One of the most common questions I’m asked when people find out about my lifestyle is if I still talk to all of my former foster siblings. Sadly, the answer is no.
After children leave our home, we don’t see them anymore. We don’t talk to them or write letters, we don’t get Christmas cards or exchange birthday wishes. These kids merely become a memory for us, and we don’t even know if they remember their time with us after a while. The younger the children are when they stay with us, the greater the odds are that they will forget about living here after they’ve been gone for a while.

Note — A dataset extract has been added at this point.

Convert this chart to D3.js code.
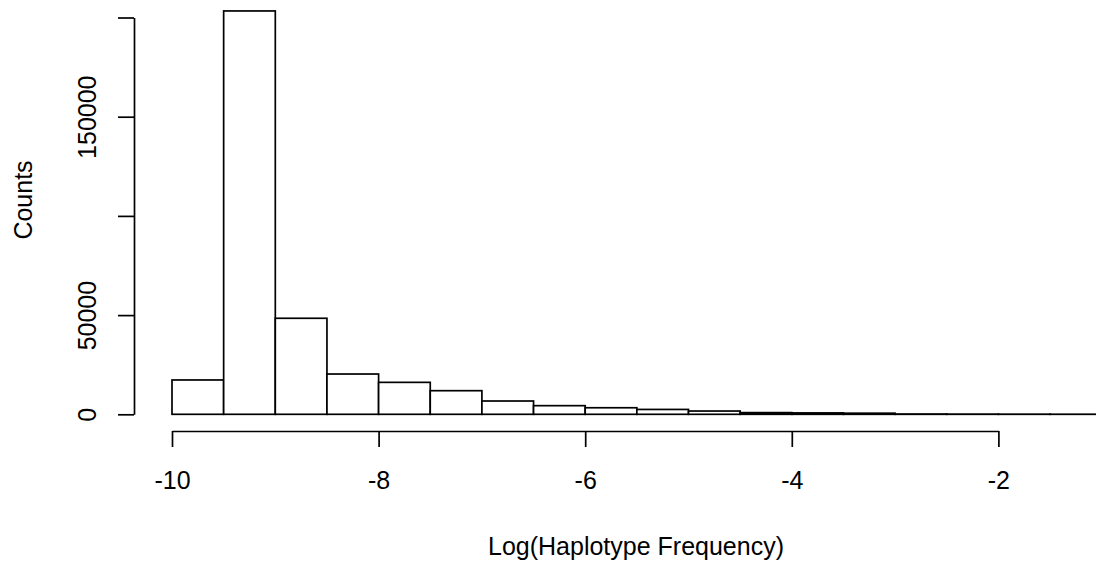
<!DOCTYPE html>
<html>
<head>
<meta charset="utf-8">
<script src="https://cdn.jsdelivr.net/npm/d3@7"></script>
<style>
html,body{margin:0;padding:0;background:#fff;}
svg{display:block;}
text{font-family:"Liberation Sans",Arial,sans-serif;fill:#000;}
</style>
</head>
<body>
<svg id="chart" width="1096" height="562"></svg>
<script>
// Histogram bins (left edges) and counts
const binStarts = [-10,-9.5,-9,-8.5,-8,-7.5,-7,-6.5,-6,-5.5,-5,-4.5,-4,-3.5,-3,-2.5,-2,-1.5];
const binWidth = 0.5;
const counts = [17300,203300,48400,20300,16100,11900,6700,4350,3300,2450,1650,850,700,550,150,100,60,30];
const xTicks = [-10,-8,-6,-4,-2];
const yTicks = [0,50000,100000,150000,200000];
const yTickLabels = ["0","50000","","150000",""];
const xLabel = "Log(Haplotype Frequency)";
const yLabel = "Counts";

const svg = d3.select("#chart");
const x = d3.scaleLinear().domain([-10,-2]).range([172,998.4]);
const y = d3.scaleLinear().domain([0,200000]).range([414.3,17.5]);

const sw = 1.7;
const fs = 25;

// bars
svg.append("g").selectAll("rect")
  .data(binStarts.map((s,i)=>({x0:s,x1:s+binWidth,c:counts[i]})))
  .enter().append("rect")
  .attr("x",d=>x(d.x0))
  .attr("width",d=>x(d.x1)-x(d.x0))
  .attr("y",d=>y(d.c))
  .attr("height",d=>y(0)-y(d.c))
  .attr("fill","#fff")
  .attr("stroke","#000")
  .attr("stroke-width",sw);

// x axis
const xAxis = d3.axisBottom(x).tickValues(xTicks).tickSize(16).tickSizeOuter(0).tickPadding(24)
  .tickFormat(d=>d3.format("d")(d).replace("−","-"));
const gx = svg.append("g").attr("transform","translate(0,431)").call(xAxis);
gx.select(".domain").attr("stroke","#000").attr("stroke-width",sw);
gx.selectAll(".tick line").attr("stroke","#000").attr("stroke-width",sw);
gx.selectAll(".tick text").style("font-size",fs+"px").attr("fill","#000")
  .attr("font-family","Liberation Sans, Arial, sans-serif");

// y axis
const yAxis = d3.axisLeft(y).tickValues(yTicks).tickSize(16).tickSizeOuter(0);
const gy = svg.append("g").attr("transform","translate(134,0)").call(yAxis);
gy.select(".domain").attr("stroke","#000").attr("stroke-width",sw);
gy.selectAll(".tick line").attr("stroke","#000").attr("stroke-width",sw);
gy.selectAll(".tick text").remove();
gy.selectAll(".tick").append("text")
  .attr("transform","translate(-38,0) rotate(-90)")
  .attr("text-anchor","middle")
  .style("font-size",fs+"px")
  .attr("fill","#000")
  .attr("font-family","Liberation Sans, Arial, sans-serif")
  .text((d,i)=>yTickLabels[i]);

// axis titles
svg.append("text").attr("x",636).attr("y",555).attr("text-anchor","middle")
  .style("font-size",fs+"px").text(xLabel);
svg.append("text").attr("transform","translate(32,200) rotate(-90)").attr("text-anchor","middle")
  .style("font-size",fs+"px").text(yLabel);
</script>
</body>
</html>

I remember that one time, my former sister and I had been emailing back and forth every day. Then one day, she wrote to me and said that she wouldn’t be online for a week, but that she’d write to me again when she came back online. She had been grounded for something, so she didn’t want me to think that she had dropped of the face of the earth. I remember that when I told my parents about that, they were thrilled. I was so confused; why were we being so happy that she was in trouble? But they said that if she was grounded, that meant that her dad was involved in her life, and was paying attention to what she was doing. If she was in trouble, that meant that her dad was doing exactly what a parent should be doing. So I guess that was a pretty good thing after all.
Aside from that one sister, I’ve never reconnected with anyone else. I tried looking everyone up a few years back, but I think that a lot of them were too young to have any kind of social media account yet. Maybe I’ll have to look into that again, and see if I can find anyone. It would be nice to see how everyone has grown up.